Here is yesterday’s beauty in all of her colorful glory. I have no idea what kind of butterfly this is but she makes being green easy. What is macro photography? Macro photography as defined by Wikipedia as….
“Macro photography (or photomacrography or macrography, and sometimes macrophotography), is extreme close-up photography, usually of very small subjects, in which the size of the subject in the photograph is greater than life size (though macrophotography technically refers to the art of making very large photographs). By some definitions, a macro photograph is one in which the size of the subject on the negative or image sensor is life size or greater. However in other uses it refers to a finished photograph of a subject at greater than life size.”
Or as I like to phrase it, photographing things very very close up or photographing small things in a manner that results in the photo being greater than the objects real size, ie. tiny bug in real life but big bug in the photograph. Do you need a special camera or lens to do macro photography? Not really. It can help but it isn’t necessary. Many cameras today come with a macro setting on them while those of us with DSLR’s sometimes have dedicated macro lenses that we can add extension tubes to to really get in there. I’ve never used extension tubes so I cannot speak for them but I have seen some amazing work by those who have. I use a Canon EF 100mm F2.8 L macro lens which is fantastic for macro photography and portrait work too!
Macro photography requires a lot of stability hence the use most often of a tripod. I have taken many photos without one but it meant I had to hold very still or balance the camera on something steady. Many macro photographers use a remote shutter release along with their tripods to help with shake issues. I tend to use the inhale, hold breath, push shutter button method to capture my images but there are times when nothing but a tripod will do. Unless you only want one tiny bit of your subject in sharp focus – which can happen with macro photography because of such a small depth of field – you need enough light in order to balance out your shutter speed, aperture, and ISO to get a good image. This can be accomplished by shooting with enough natural light or using flash. There are special flashes made for macro photography.
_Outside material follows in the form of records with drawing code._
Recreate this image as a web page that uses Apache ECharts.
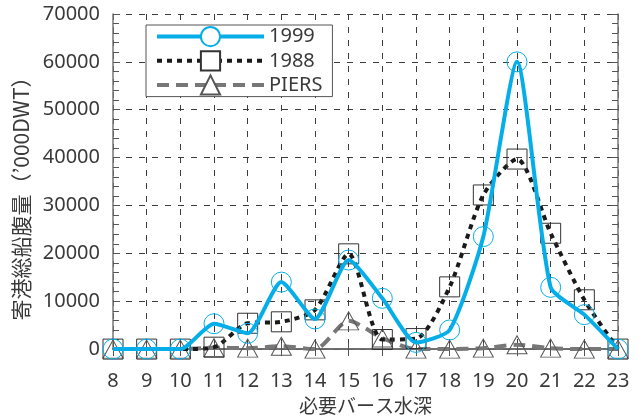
<!DOCTYPE html>
<html>
<head>
<meta charset="utf-8">
<script src="https://cdn.jsdelivr.net/npm/echarts@6/dist/echarts.min.js"></script>
<style>
  html, body { margin: 0; padding: 0; background: #ffffff; }
  #chart { width: 644px; height: 420px; }
</style>
</head>
<body>
<div id="chart"></div>
<script>
// Required berth depth (m)
const depths = ['8', '9', '10', '11', '12', '13', '14', '15', '16', '17', '18', '19', '20', '21', '22', '23'];
// Total calling tonnage ('000 DWT) by required berth depth
const tonnage1999 = [0, 0, 0, 5300, 3300, 14000, 6300, 18600, 10600, 1400, 4000, 23500, 60000, 12900, 7200, 0];
const tonnage1988 = [0, 0, 0, 400, 5400, 5700, 8200, 19900, 2000, 2200, 13000, 32200, 39700, 24200, 10300, 0];
const tonnagePiers = [0, 0, 0, 300, 200, 600, 0, 5900, 2300, 0, 0, 200, 900, 200, 0, 0];
const yTicks = [0, 10000, 20000, 30000, 40000, 50000, 60000, 70000];

const latin = '"Noto Sans", sans-serif';
const cjk = '"Noto Sans CJK JP", sans-serif';
const textColor = '#3a3a3a';
const gridDash = { color: '#3c3c3c', width: 1, type: [6, 7] };

const chart = echarts.init(document.getElementById('chart'), null, { renderer: 'canvas' });

chart.setOption({
  animation: false,
  backgroundColor: '#ffffff',
  grid: { left: 113, right: 26, top: 14, bottom: 63, containLabel: false },
  legend: {
    orient: 'vertical',
    left: 146,
    top: 25,
    width: 185,
    padding: [1, 10, 1, 9],
    itemGap: 3,
    itemWidth: 107,
    itemHeight: 24,
    backgroundColor: '#ffffff',
    borderColor: '#555555',
    borderWidth: 1,
    borderRadius: 0,
    itemStyle: { color: '#ffffff' },
    lineStyle: { width: 'inherit' },
    textStyle: { fontFamily: latin, fontSize: 20, color: textColor },
    data: ['1999', '1988', 'PIERS']
  },
  xAxis: [
    {
      type: 'category',
      data: depths,
      boundaryGap: false,
      position: 'bottom',
      name: '必要バース水深',
      nameLocation: 'middle',
      nameGap: 45,
      nameTextStyle: { fontFamily: cjk, fontSize: 19, color: textColor },
      axisLine: { lineStyle: { color: '#222222', width: 1.5 } },
      axisTick: { inside: true, length: 6, alignWithLabel: true, lineStyle: { color: '#555555' } },
      axisLabel: { fontFamily: latin, fontSize: 20, color: textColor, margin: 22, interval: 0 },
      splitLine: { show: true, lineStyle: gridDash }
    },
    {
      type: 'category',
      data: depths,
      boundaryGap: false,
      position: 'top',
      axisLine: { lineStyle: { color: '#777777', width: 1.5 } },
      axisTick: { inside: true, length: 7, lineStyle: { color: '#555555' } },
      axisLabel: { show: false },
      splitLine: { show: false }
    }
  ],
  yAxis: [
    {
      type: 'value',
      min: yTicks[0],
      max: yTicks[yTicks.length - 1],
      interval: 10000,
      position: 'left',
      name: '寄港総船腹量（’000DWT）',
      nameLocation: 'middle',
      nameGap: 68,
      nameTextStyle: { fontFamily: cjk, fontSize: 21, color: textColor, padding: [0, 24, 0, 0] },
      axisLine: { show: true, lineStyle: { color: '#777777', width: 1.5 } },
      axisTick: { show: true, inside: true, length: 7, lineStyle: { color: '#555555' } },
      minorTick: { show: true, splitNumber: 5, length: 6, lineStyle: { color: '#555555' } },
      axisLabel: {
        fontFamily: latin, fontSize: 20, color: textColor, margin: 13,
        padding: [9, 0, 0, 0],
        formatter: (v) => String(v)
      },
      splitLine: { show: true, lineStyle: gridDash }
    },
    {
      type: 'value',
      min: yTicks[0],
      max: yTicks[yTicks.length - 1],
      interval: 10000,
      position: 'right',
      axisLine: { show: true, lineStyle: { color: '#777777', width: 1.5 } },
      axisTick: { show: true, inside: true, length: 7, lineStyle: { color: '#555555' } },
      minorTick: { show: true, splitNumber: 5, length: 6, lineStyle: { color: '#555555' } },
      axisLabel: { show: false },
      splitLine: { show: false }
    }
  ],
  series: [
    {
      name: 'PIERS',
      type: 'line',
      data: tonnagePiers,
      smooth: 0.25,
      symbol: 'triangle',
      symbolSize: [20, 18],
      z: 2,
      lineStyle: { color: '#777777', width: 4, type: [12, 7] },
      itemStyle: { color: 'rgba(0,0,0,0)', borderColor: '#555555', borderWidth: 1 }
    },
    {
      name: '1988',
      type: 'line',
      data: tonnage1988,
      smooth: 0.25,
      symbol: 'rect',
      symbolSize: 20,
      z: 3,
      lineStyle: { color: '#1a1a1a', width: 4, type: [5, 5] },
      itemStyle: { color: 'rgba(0,0,0,0)', borderColor: '#333333', borderWidth: 1 }
    },
    {
      name: '1999',
      type: 'line',
      data: tonnage1999,
      smooth: 0.2,
      symbol: 'circle',
      symbolSize: 20,
      z: 4,
      lineStyle: { color: '#05aee8', width: 4 },
      itemStyle: { color: 'rgba(0,0,0,0)', borderColor: '#05aee8', borderWidth: 1 }
    }
  ]
});
</script>
</body>
</html>
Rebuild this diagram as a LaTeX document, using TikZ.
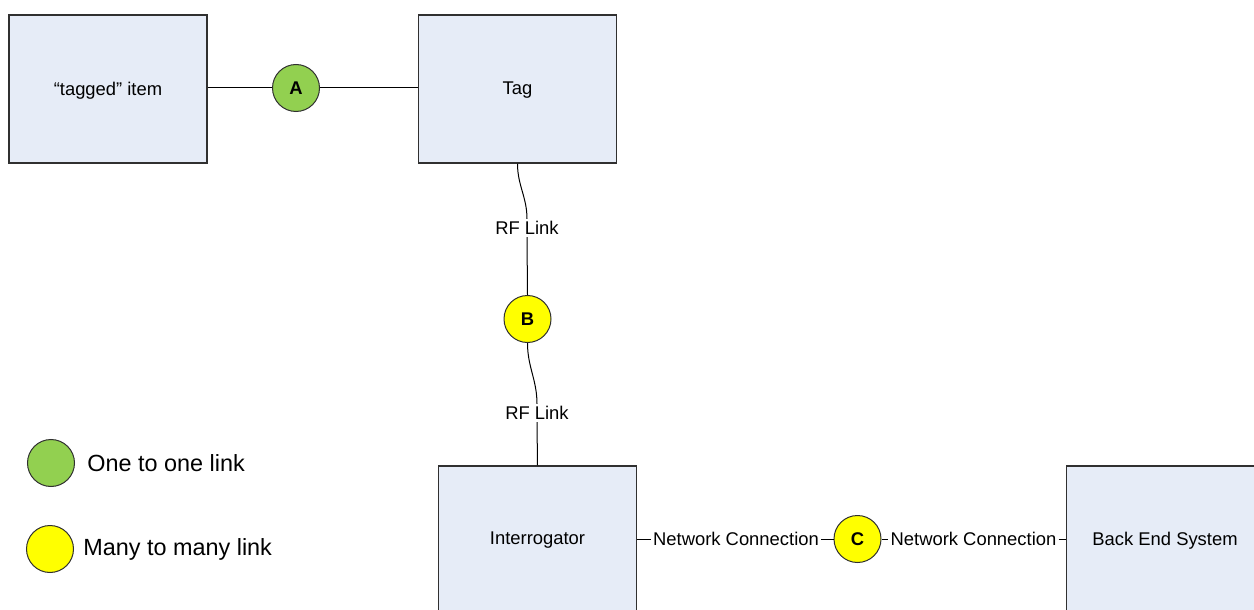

Manual focusing works best in my opinion with macro photography because you will be very close to your subject and you will want to get the image as sharp and clear as possible. Sometimes auto-focusing is necessary especially if you are photographing something that is bound to move quickly on you like a butterfly… which leads us to patience. Macro photography is not speedy photography; it takes patience even when your subject matter is holding perfectly still and more so when it is something that moves. I’ve had to inch my way in closer and closer to an insect I was trying to capture with stopping and holding still so as not to scare them away in order to get the shot. Most times that method works but not always. After capturing your subject matter, some cropping in post production may be necessary before you get the image to your liking but when you do you will have a photograph of a part of the world that many do not see.
Do you do macro photography? Share with us what you photograph and how.